What you have to do: Quote the listing below in its entirety, omitting every image.

Data segment:
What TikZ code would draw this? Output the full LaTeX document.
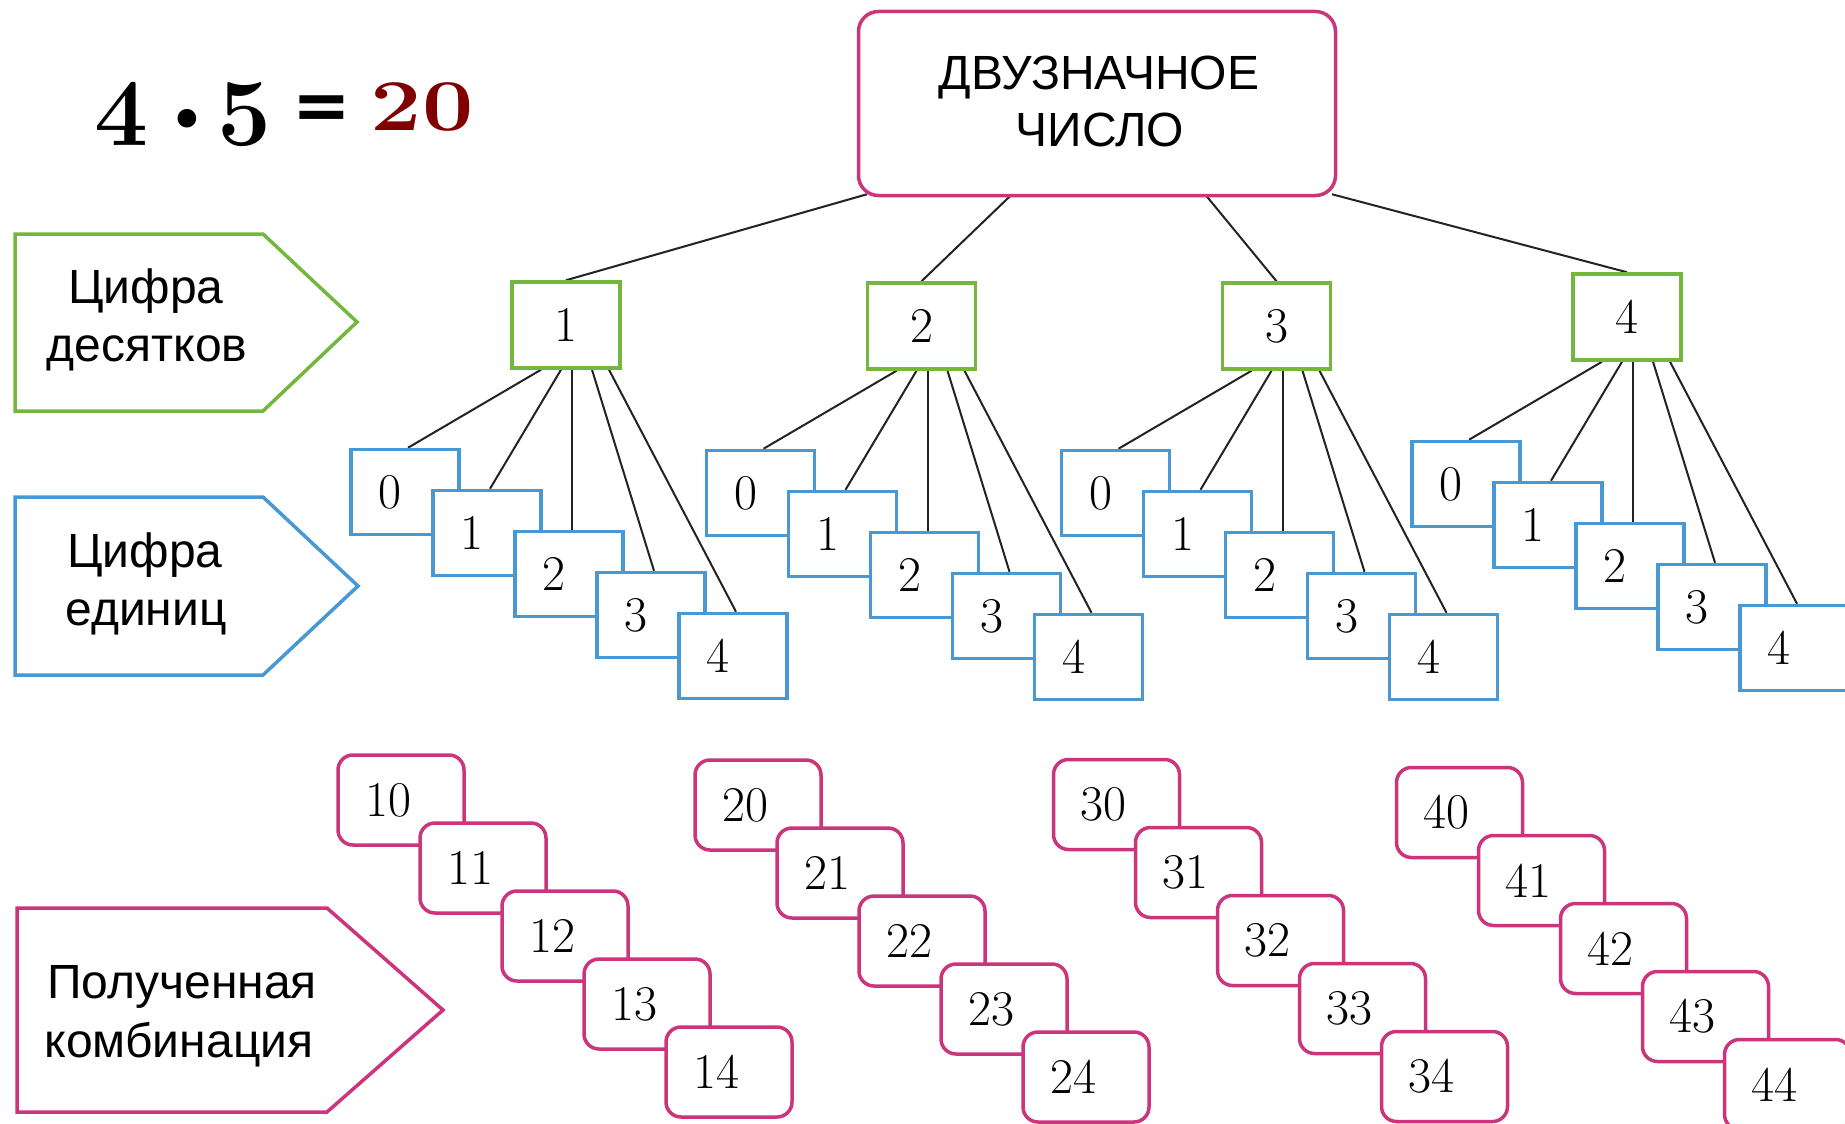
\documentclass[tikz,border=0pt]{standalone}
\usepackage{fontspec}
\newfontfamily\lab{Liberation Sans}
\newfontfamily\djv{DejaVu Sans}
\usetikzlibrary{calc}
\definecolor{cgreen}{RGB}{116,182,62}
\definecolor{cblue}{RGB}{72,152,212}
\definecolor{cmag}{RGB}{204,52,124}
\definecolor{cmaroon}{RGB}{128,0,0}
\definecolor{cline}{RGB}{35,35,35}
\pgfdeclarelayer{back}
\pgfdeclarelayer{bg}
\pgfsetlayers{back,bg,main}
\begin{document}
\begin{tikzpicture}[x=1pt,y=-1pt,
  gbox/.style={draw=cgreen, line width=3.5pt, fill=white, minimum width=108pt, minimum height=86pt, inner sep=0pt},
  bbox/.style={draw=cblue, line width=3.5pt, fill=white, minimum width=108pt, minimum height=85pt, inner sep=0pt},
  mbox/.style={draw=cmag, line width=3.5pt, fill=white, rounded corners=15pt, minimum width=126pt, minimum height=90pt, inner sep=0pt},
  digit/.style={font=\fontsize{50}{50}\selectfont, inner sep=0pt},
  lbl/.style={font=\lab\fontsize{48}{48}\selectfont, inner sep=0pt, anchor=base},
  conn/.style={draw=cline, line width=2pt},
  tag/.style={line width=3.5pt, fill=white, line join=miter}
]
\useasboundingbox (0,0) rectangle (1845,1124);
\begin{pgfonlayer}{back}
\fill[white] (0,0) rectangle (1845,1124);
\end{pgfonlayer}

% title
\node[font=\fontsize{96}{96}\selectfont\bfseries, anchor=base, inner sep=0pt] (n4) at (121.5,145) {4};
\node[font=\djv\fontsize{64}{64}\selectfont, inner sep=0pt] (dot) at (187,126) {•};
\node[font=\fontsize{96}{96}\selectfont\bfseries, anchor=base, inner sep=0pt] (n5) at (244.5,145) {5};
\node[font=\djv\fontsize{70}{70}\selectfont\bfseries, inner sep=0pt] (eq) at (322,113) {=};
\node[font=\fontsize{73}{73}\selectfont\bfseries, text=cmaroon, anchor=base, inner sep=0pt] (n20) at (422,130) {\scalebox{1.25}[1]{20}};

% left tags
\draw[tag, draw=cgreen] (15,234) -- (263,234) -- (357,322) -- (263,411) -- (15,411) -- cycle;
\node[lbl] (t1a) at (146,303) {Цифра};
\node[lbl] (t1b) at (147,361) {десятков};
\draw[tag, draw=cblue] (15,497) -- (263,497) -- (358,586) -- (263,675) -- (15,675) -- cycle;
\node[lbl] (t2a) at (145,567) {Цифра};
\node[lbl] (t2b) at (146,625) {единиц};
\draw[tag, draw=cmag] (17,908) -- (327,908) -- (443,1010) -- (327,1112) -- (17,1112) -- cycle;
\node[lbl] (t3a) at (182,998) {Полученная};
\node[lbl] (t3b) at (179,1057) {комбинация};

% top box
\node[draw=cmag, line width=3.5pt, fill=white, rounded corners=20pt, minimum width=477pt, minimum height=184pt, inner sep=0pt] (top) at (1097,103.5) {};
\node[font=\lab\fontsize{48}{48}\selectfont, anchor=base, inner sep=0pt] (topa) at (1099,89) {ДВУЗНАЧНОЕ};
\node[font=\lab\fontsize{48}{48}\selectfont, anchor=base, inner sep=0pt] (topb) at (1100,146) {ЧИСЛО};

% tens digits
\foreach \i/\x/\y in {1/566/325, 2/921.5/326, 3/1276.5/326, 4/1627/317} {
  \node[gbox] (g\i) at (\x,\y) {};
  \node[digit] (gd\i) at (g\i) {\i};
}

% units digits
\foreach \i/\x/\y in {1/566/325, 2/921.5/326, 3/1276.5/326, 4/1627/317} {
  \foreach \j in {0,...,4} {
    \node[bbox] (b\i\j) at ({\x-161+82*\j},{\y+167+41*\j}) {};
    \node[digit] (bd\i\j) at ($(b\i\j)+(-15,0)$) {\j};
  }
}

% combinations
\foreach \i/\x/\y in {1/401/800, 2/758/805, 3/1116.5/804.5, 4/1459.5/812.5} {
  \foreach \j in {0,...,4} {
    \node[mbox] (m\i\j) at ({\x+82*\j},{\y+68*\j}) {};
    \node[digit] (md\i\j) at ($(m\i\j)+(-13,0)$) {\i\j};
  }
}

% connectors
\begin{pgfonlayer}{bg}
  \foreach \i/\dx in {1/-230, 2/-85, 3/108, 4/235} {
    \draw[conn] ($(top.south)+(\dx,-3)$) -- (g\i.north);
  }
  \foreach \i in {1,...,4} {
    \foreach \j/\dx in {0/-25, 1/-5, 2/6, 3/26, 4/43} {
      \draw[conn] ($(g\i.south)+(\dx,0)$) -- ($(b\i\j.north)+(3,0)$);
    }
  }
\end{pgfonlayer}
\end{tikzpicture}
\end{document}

Answer:
What TikZ code would draw this? Output the full LaTeX document.
\documentclass[tikz,border=0pt]{standalone}
\usepackage{fontspec}
\newfontfamily\lab{Liberation Sans}
\newfontfamily\djv{DejaVu Sans}
\usetikzlibrary{calc}
\definecolor{cgreen}{RGB}{116,182,62}
\definecolor{cblue}{RGB}{72,152,212}
\definecolor{cmag}{RGB}{204,52,124}
\definecolor{cmaroon}{RGB}{128,0,0}
\definecolor{cline}{RGB}{35,35,35}
\pgfdeclarelayer{back}
\pgfdeclarelayer{bg}
\pgfsetlayers{back,bg,main}
\begin{document}
\begin{tikzpicture}[x=1pt,y=-1pt,
  gbox/.style={draw=cgreen, line width=3.5pt, fill=white, minimum width=108pt, minimum height=86pt, inner sep=0pt},
  bbox/.style={draw=cblue, line width=3.5pt, fill=white, minimum width=108pt, minimum height=85pt, inner sep=0pt},
  mbox/.style={draw=cmag, line width=3.5pt, fill=white, rounded corners=15pt, minimum width=126pt, minimum height=90pt, inner sep=0pt},
  digit/.style={font=\fontsize{50}{50}\selectfont, inner sep=0pt},
  lbl/.style={font=\lab\fontsize{48}{48}\selectfont, inner sep=0pt, anchor=base},
  conn/.style={draw=cline, line width=2pt},
  tag/.style={line width=3.5pt, fill=white, line join=miter}
]
\useasboundingbox (0,0) rectangle (1845,1124);
\begin{pgfonlayer}{back}
\fill[white] (0,0) rectangle (1845,1124);
\end{pgfonlayer}

% title
\node[font=\fontsize{96}{96}\selectfont\bfseries, anchor=base, inner sep=0pt] (n4) at (121.5,145) {4};
\node[font=\djv\fontsize{64}{64}\selectfont, inner sep=0pt] (dot) at (187,126) {•};
\node[font=\fontsize{96}{96}\selectfont\bfseries, anchor=base, inner sep=0pt] (n5) at (244.5,145) {5};
\node[font=\djv\fontsize{70}{70}\selectfont\bfseries, inner sep=0pt] (eq) at (322,113) {=};
\node[font=\fontsize{73}{73}\selectfont\bfseries, text=cmaroon, anchor=base, inner sep=0pt] (n20) at (422,130) {\scalebox{1.25}[1]{20}};

% left tags
\draw[tag, draw=cgreen] (15,234) -- (263,234) -- (357,322) -- (263,411) -- (15,411) -- cycle;
\node[lbl] (t1a) at (146,303) {Цифра};
\node[lbl] (t1b) at (147,361) {десятков};
\draw[tag, draw=cblue] (15,497) -- (263,497) -- (358,586) -- (263,675) -- (15,675) -- cycle;
\node[lbl] (t2a) at (145,567) {Цифра};
\node[lbl] (t2b) at (146,625) {единиц};
\draw[tag, draw=cmag] (17,908) -- (327,908) -- (443,1010) -- (327,1112) -- (17,1112) -- cycle;
\node[lbl] (t3a) at (182,998) {Полученная};
\node[lbl] (t3b) at (179,1057) {комбинация};

% top box
\node[draw=cmag, line width=3.5pt, fill=white, rounded corners=20pt, minimum width=477pt, minimum height=184pt, inner sep=0pt] (top) at (1097,103.5) {};
\node[font=\lab\fontsize{48}{48}\selectfont, anchor=base, inner sep=0pt] (topa) at (1099,89) {ДВУЗНАЧНОЕ};
\node[font=\lab\fontsize{48}{48}\selectfont, anchor=base, inner sep=0pt] (topb) at (1100,146) {ЧИСЛО};

% tens digits
\foreach \i/\x/\y in {1/566/325, 2/921.5/326, 3/1276.5/326, 4/1627/317} {
  \node[gbox] (g\i) at (\x,\y) {};
  \node[digit] (gd\i) at (g\i) {\i};
}

% units digits
\foreach \i/\x/\y in {1/566/325, 2/921.5/326, 3/1276.5/326, 4/1627/317} {
  \foreach \j in {0,...,4} {
    \node[bbox] (b\i\j) at ({\x-161+82*\j},{\y+167+41*\j}) {};
    \node[digit] (bd\i\j) at ($(b\i\j)+(-15,0)$) {\j};
  }
}

% combinations
\foreach \i/\x/\y in {1/401/800, 2/758/805, 3/1116.5/804.5, 4/1459.5/812.5} {
  \foreach \j in {0,...,4} {
    \node[mbox] (m\i\j) at ({\x+82*\j},{\y+68*\j}) {};
    \node[digit] (md\i\j) at ($(m\i\j)+(-13,0)$) {\i\j};
  }
}

% connectors
\begin{pgfonlayer}{bg}
  \foreach \i/\dx in {1/-230, 2/-85, 3/108, 4/235} {
    \draw[conn] ($(top.south)+(\dx,-3)$) -- (g\i.north);
  }
  \foreach \i in {1,...,4} {
    \foreach \j/\dx in {0/-25, 1/-5, 2/6, 3/26, 4/43} {
      \draw[conn] ($(g\i.south)+(\dx,0)$) -- ($(b\i\j.north)+(3,0)$);
    }
  }
\end{pgfonlayer}
\end{tikzpicture}
\end{document}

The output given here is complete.